Retiring high school teacher Tim Bradley received a standing ovation from a teary Year 12 at their final presentation on Friday, a mark of just how far the he had come since he gave his first ‘petrified’ address as a teacher in 1989.
Students of both sexes were in tears after Tim’s moving speech as the reality hit home that their calm, guiding force for the past six years would soon retire and they would move on.
On Friday, the agriculture teacher urged them to believe in themselves, to strive to be a champion, and to look him up if ever they needed him.
“It really got the waterworks going,” he chuckled later that afternoon.
“Then when they stood up and clapped that was just really unexpected.”
When he first addressed the group, they were wide-eyed Year 7 students and he promised he would be there for them until they finished Year 12.
Tim came late to teaching, taking his first job in Cowra at age 38 and spending the last 22 years at Eden.
In his younger days, Tim sold Coke Cola in New Zealand, soap for Lever and Kitchen and studied for a degree in agriculture.
When he first came to the area he worked as a landscaper and stonemason and owned a concrete truck.
“One day I decided I should do my dip ed (Diploma of Education),” he said.
“I didn’t know where it would lead or if I would like teaching but 23 years later I’m about to retire.
“I thought it would get easier as time when on but it doesn’t, the workload seems to get heavier and heavier every year.”
He believes agricultural studies will become more popular in the future, and hopes that its popularity at the school this year continues.
“It was the first year in 22 years where we had two Year 12 ag classes,” he said.
“I think it has a rosy future there’s lots of opportunities in ag for kids.
“People are thinking in a better way, instead of just taking off the land they are putting back in and keeping it going.”
When retirement comes in around seven weeks’ time, Tim plans to do a few projects at the 40 acre homestead at Lochiel where he lives with his wife.
They’ll be building, beekeeping, gardening, and tending to animals.
“We have lots of wallabies, kangaroos, possums, they’re the bane of my life being a gardener but you can get around that, there’s always a solution to a problem,” he said.
He’ll continue travelling the world, a lifestyle he began to enjoy from age 50, and continue his charity work in the Cambodian village Stentrong, on the Mekong River, where most of the population lives below the poverty line.

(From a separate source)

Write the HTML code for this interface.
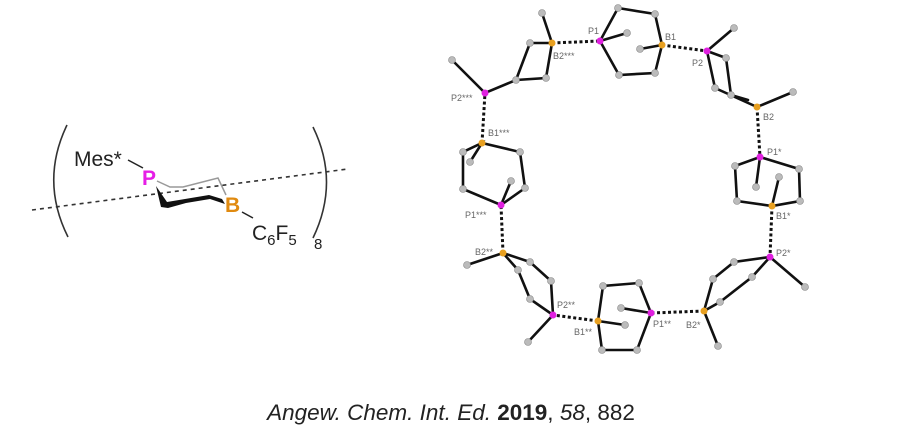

He was there in July this year, on a return trip from Europe, to celebrate a 10 year milestone with the people.
“Everything was unbelievable, we celebrated 10 years since we formed a church over there and everyone came over and celebrated,” he said.
“It was something I fell into and I really enjoy doing, lots of positive things have come from it.”
Some of those changes include the supply of crucial medicines and rice, buying assets such as land, a car and building a trade centre which teaches villagers to sew, fix machines and cars and a range of other life skills.
There’s a house in Phnom Penh where 12 girls are undertaking their tertiary studies and back at the village young children are rewarded with rice if they attend school.
The trip next year will be his 25th.
In 2011 he took a group of 12 students and three parents.
“I didn’t know how it would go but really it was one of the best trips I had over there,” he said.
“There was one girl who was really struggling with everything and after wards we couldn’t believe the change in her.
“Her positive attitude really changed her direction and she’s really going well now, if you just get one of those it’s awesome.”
Retiring will also mean more time for the Uniting Church where Tim is chairman of the South Coast branch (Wyndham and Merimbula) and occasionally he holds the service.
“I never thought I could stand up and hold an audience and over the years you get used to it,” he said.
“It’s amazing how it’s all coming together for me at the end.”